Data block >>
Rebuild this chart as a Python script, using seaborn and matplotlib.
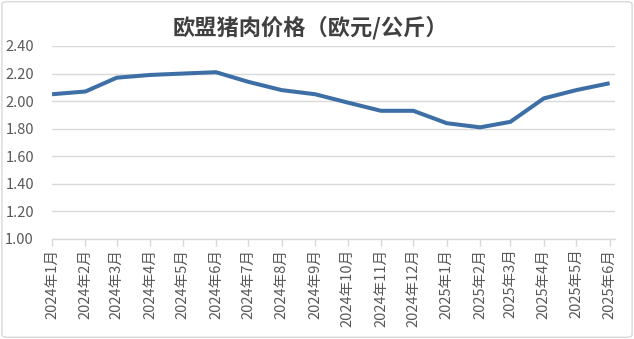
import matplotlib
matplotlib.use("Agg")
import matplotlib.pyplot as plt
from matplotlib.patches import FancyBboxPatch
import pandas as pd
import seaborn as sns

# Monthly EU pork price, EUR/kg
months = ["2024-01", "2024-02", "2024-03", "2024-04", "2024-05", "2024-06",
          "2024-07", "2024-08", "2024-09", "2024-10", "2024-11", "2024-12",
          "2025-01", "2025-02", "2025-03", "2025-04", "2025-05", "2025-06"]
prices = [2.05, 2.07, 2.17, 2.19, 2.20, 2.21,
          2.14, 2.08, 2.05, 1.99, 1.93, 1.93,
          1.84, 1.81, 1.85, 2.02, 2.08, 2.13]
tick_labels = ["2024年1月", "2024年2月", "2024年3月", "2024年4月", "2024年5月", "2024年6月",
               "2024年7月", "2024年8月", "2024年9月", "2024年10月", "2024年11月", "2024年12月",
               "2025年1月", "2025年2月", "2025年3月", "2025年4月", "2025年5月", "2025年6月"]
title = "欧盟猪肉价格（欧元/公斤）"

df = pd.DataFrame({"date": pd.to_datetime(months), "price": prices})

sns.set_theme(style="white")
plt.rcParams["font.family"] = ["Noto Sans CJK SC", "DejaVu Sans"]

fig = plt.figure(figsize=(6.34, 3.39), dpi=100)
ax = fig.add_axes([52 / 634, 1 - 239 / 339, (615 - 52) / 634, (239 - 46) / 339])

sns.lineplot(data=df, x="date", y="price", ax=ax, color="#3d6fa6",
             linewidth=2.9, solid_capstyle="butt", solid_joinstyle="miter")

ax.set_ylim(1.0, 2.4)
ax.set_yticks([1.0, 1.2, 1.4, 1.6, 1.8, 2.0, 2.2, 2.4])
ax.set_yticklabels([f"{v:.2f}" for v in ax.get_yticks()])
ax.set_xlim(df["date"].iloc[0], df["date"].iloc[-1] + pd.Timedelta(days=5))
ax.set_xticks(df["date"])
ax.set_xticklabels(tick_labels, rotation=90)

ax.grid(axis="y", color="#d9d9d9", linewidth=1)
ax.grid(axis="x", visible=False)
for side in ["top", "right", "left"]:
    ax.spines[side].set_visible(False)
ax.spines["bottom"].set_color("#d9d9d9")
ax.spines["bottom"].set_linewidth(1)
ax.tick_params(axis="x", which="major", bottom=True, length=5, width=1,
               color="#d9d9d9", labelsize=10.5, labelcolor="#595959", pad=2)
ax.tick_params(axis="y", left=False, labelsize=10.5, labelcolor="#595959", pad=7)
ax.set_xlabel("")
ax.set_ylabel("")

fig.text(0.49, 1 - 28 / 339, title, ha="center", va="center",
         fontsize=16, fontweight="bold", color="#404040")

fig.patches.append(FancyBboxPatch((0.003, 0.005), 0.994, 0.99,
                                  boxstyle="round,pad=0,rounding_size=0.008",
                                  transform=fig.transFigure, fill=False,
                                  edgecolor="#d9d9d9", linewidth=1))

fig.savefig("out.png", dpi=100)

Given problem >> Starting at the first line of the material, output exactly the lines up to and including the one with "import seaborn as sns". Do not include the pictures.

Result of the exercise >>
Rebuild this chart as a Python script, using seaborn and matplotlib.
import matplotlib
matplotlib.use("Agg")
import matplotlib.pyplot as plt
from matplotlib.patches import FancyBboxPatch
import pandas as pd
import seaborn as sns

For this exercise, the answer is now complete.